Western sanctions hit Russia. Economist Vasily Astrov explains how the daily life of the population is changing and what Russians can still buy.
The West has imposed sanctions on Russia. But these affect not only the powerful, but also those who already have little money. Poverty is likely to increase significantly in some regions of the country, says economist Vasily Astrov, who conducts research at the Vienna Institute for International Economic Studies. There, the 47-year-old deals in particular with the Russian economy and energy problems. He explains how sanctions affect the daily lives of people in Russia and whether this could be dangerous for President Putin.
ZEIT ONLINE: Many foreign companies are currently withdrawing from Russia. Who’s left anyway?
Vasily Astrov: All sectors are really affected, I don’t see any notable exceptions. Many companies are not pushed out by sanctions at all, but are concerned about their image and therefore leave.
ZEIT ONLINE: Is it a short-term reaction or does it have permanent consequences?
Astrov: The permanence of this depends on many factors. But my forecast is grim: most Western companies will not come back. Putin is also leading the country into an economic catastrophe.
ZEIT ONLINE: Will many people in Russia lose their jobs?
Astrov: I do not expect mass unemployment. In some areas, such as the service sector, jobs are likely to be lost because many foreign companies have been active there until now. In retail, for example, many products (clothes, computers, smartphones) are sold by foreign manufacturers. If these are removed, fewer vendors will be needed. And theaters can go out of business if Hollywood movies can no longer be shown.
ZEIT ONLINE: What about those affected?
Astrov: There are areas where workers are lacking. Those affected by job losses could quickly find employment here, for example in the IT sector. And in industry, Chinese companies could possibly step in and take over the production areas of European automakers. All that remains to be seen. In the short term, however, there are more severe economic cuts for the population than job losses.
ZEIT ONLINE: Which ones?
Astrov: The first thing that people felt was that the value of the ruble had fallen drastically. Your savings have been devalued. And prices sometimes rise dramatically, for example for so-called consumer durables like smartphones. Flying will be significantly more expensive, if possible given the closure of airspace and the refusal of Russian airlines to fly abroad (because planes rented abroad can be confiscated). Inflation of 20 to 30 percent is realistic this year, even before the war it was a little less than ten percent.
ZEIT ONLINE: What about groceries and other everyday items?
Astrov: Here too they are likely to become significantly more expensive in Russia and the selection is likely to decrease. Although food consumption is now largely covered by domestic production, Russian agriculture relies heavily on imported inputs such as seeds. Supermarkets have already limited the amounts that people can buy of certain basic foods such as bread, rice or flour.
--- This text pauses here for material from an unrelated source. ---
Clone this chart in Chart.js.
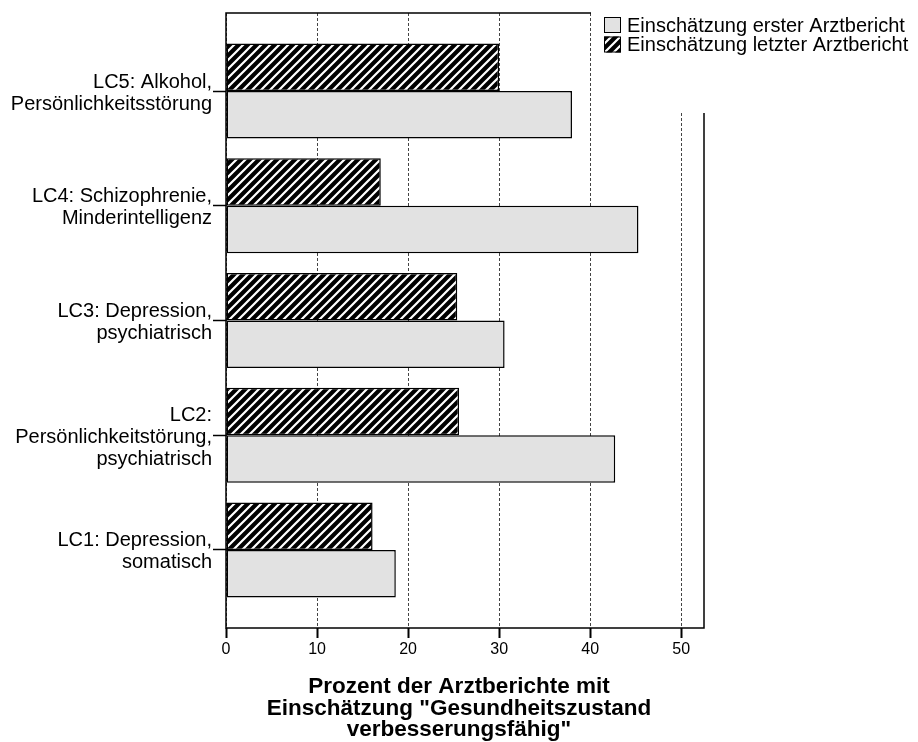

This is to avoid panic buying. And the government has mandated retailers that their profit margin on staple foods cannot exceed 5 percent.
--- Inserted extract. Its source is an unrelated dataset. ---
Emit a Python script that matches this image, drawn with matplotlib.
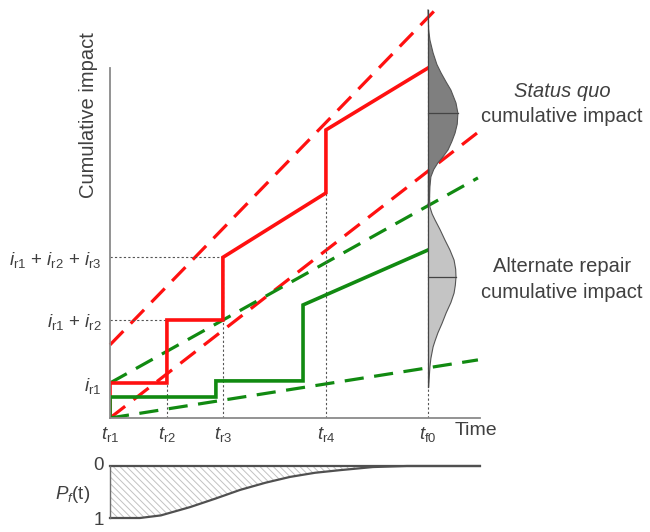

ZEIT ONLINE: Is there a problem getting cash?
Astrov: No, withdrawing money is not the problem. But making cashless payments has become more difficult. Foreign bank cards no longer work, nor do Apple Pay and Google Pay, for example.
ZEIT ONLINE: However, the poorest people in particular are likely to suffer from inflation.
Astrov: Yes, more people in Russia are likely to fall below the poverty line in the coming months. This was also the case in the 2014 economic crisis, three-quarters of which was triggered by falling oil prices and only about a quarter by Western sanctions. Many Russians will soon be able to buy only the essentials. Retirees, for example, often live very restricted lives. Housing costs are not a big problem in themselves, since a large part of the apartments are owned. In the 1990s, most apartments in Russia were privatized almost free of charge. But even before the war, the average pension was only $200; with the recent devaluation of the ruble it will be much lower. They are often supported by their working children or even live with them because they cannot afford their own housing. Many do not travel abroad, do not go to bars.
ZEIT ONLINE: Does that apply equally to cities and rural areas?
Astrov: No, poverty is less widespread in Moscow and other big cities, and people there earn more on average. Their standard of living will drop if they can no longer travel abroad as usual or buy smartphones or certain brands of clothing. But most of them will not be affected by poverty. In rural areas, on the other hand, many families are self-sufficient in food, so they do not feel the effects of rising prices as much. People from small towns and suburbs with lower incomes are the most affected because they have to spend much of their money on food and other products. However, it is not yet clear how bad it will actually be. We will only know in a few weeks or months.
ZEIT ONLINE: What if the West also stopped energy imports from Russia?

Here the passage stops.